Serving Multiple Bots from Django Backend

Hi @samwell,

Its working out quite well in a production environment so far, but still requires testing under load.

I ended up using Flask as opposed to Django which I initially posted about just because its simpler, so that’s what I would recommend. Works fine with multiple bots, as long as you’ve got the processing power/memory.

The trickiest part for my team was setting up the proruction environment, but that issue isn’t so much related to Flask/Rasa. Flask and Rasa seems to work together quite smoothly in my experience.

@raymond thats great to hear. By any chance do you have discord, slack, or any other way I can pick your brain about this (if you don’t mind of-course). I’m trying to do the same thing but I really want to go for a serverless implementation.

The end goal being that I’m able to run several bots (each with their own data directories, actions, and models) through just a simple interface - maybe a POST with a message and a botId which then determines which of the bot configurations to pick up and use for this conversation. I’m very very new to Rasa so my apologies if any of this sounds ridiculous, still in the early stages of my research :slight_smile:

Any advice from a veteran to a novice would be awesome!

Hey @samwell ,

I’m happy to answer any questions either here, or if there’s a private message feature on this forum (couldn’t find one when I looked) I can PM you my email address. Otherwise you could start a new thread and tag me which will give me an email alert.

Running several bot models with separate data directories/actions etc is manageable with Flask the way you describe. Have the request to the server include an identifier such as a name specifying which model it should interact with, then query the model accordingly and send back a response.

Hi @raymond, thanks again for the quick reply. It doesn’t look like there is a DM option and when I created a new post it wouldn’t let me tag you as you’re not already in that thread, so I’ll just continue in here.

Can you tell me about how you were able to set up your system? So you make a POST request with the message and some meta data to your flask endpoint, that controller or method then queries or pings your rasa server? Or do you have rasa running right on the same server as the flask server and it runs some command locally?

I’ve looked through the docs but can’t really find one that helps this particular use case, do you by chance have any specific links that could describe how this should be done?

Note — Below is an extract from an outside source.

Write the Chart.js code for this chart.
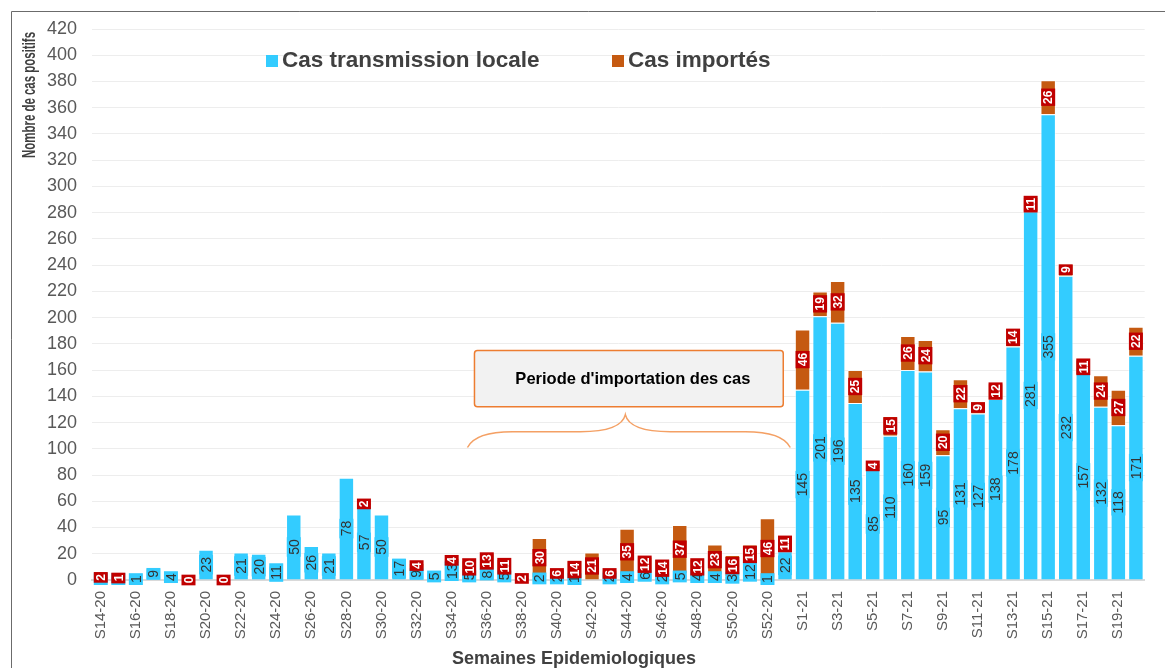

Any help is appreciated as always :slight_smile:

Hey, sorry for the late reply.

This is how I have it set up: I have a flask RESTful API server with an endpoint which takes a POST request thst includes an identifier for the bot, an identifier for the client, and the message. When a request is received, the flask app will look at the identifier and query the Rasa bot using the Rasa python API. The response is then sent back to the client. For specifics on the Rasa API: Agent

So to answer your question of whether I have flask and Rasa running on the same server, the answer is yes since Im running Rasa from within the Flask app. The above link has more info on which methods to use.

Let me know if you want anything clarified further.

Please help me to work with RASA multiple bot.

hi… how much time it is taking to load the single model

@adrianhumphrey111

can you please share complete solution of multiple bot running using flask

Hello Shayan, how much ram do you request for 50 models??

@raymond can you please tell me how does your production environment looks like and how many bots are you serving this would really help a lot?

Hi @raymond, do you load the models using agent.load() and then run handle_message directly on the corresponding bot or do you have a function which returns the appropriate agent object and then run the handle_message on it?

Eg. Scenario 1:

my_agent_1 = Agent.load('path/to/bot1')
my_agent_2 = Agent.load('path/to/bot2')

if id == 1:
response = my_agent_1.handle_message()
elif id == 2:
response = my_agent_2.handle_message()

Or Scenario 2:

all_agents = {}
all_agents["1"] = Agent.load('path/to/bot1')
all_agents["2"] = Agent.load('path/to/bot2')

def get_agent(id):
    return all_agents[id]

agent = get_agent(id)
response = agent.handle_message()

And, if you have tried both, is there any disproportional performance impact for either Scenario when dealing with >20 bots?